Abstract

Long-lived magnetic fields are known to exist in upper main-sequence stars, white dwarfs, and neutron stars. In order to explore possible equilibrium configurations of the magnetic field inside these stars, we have performed 3D magnetohydrodynamic simulations of the evolution of initially random magnetic fields in stably stratified and barotropic stars with an ideal-gas equation of state using the pencil code, a high-order finite-difference code for compressible hydrodynamic flows in the presence of magnetic fields. In barotropic (isentropic) stars, we confirm previous results in the sense that all initial magnetic fields we tried decay away, unable to reach a stable equilibrium.

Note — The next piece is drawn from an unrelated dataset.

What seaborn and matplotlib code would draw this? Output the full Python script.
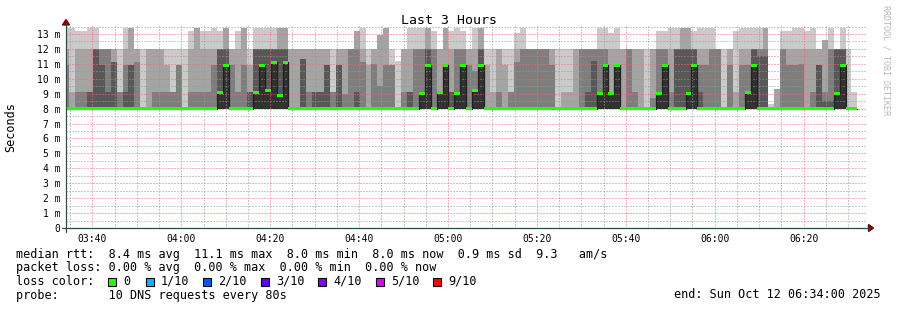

In the case of stably stratified stars (with radially increasing specific entropy), initially random magnetic fields appear to always evolve to a stable equilibrium. However, the nature of this equilibrium depends on the dissipation mechanisms considered. If magnetic diffusivity (or hyper-diffusivity) is included, the final state is more axially symmetric and dominated by large wavelengths than the initial state, whereas this is not the case if only viscosity (or hyper-viscosity) is present. In real stars, the main mechanism allowing them to relax to equilibrium is likely to be phase mixing, which we argue is more closely mimicked by viscosity. Therefore, we conclude that, depending on its formation mechanism, the equilibrium magnetic field in these stars could in principle be very asymmetric.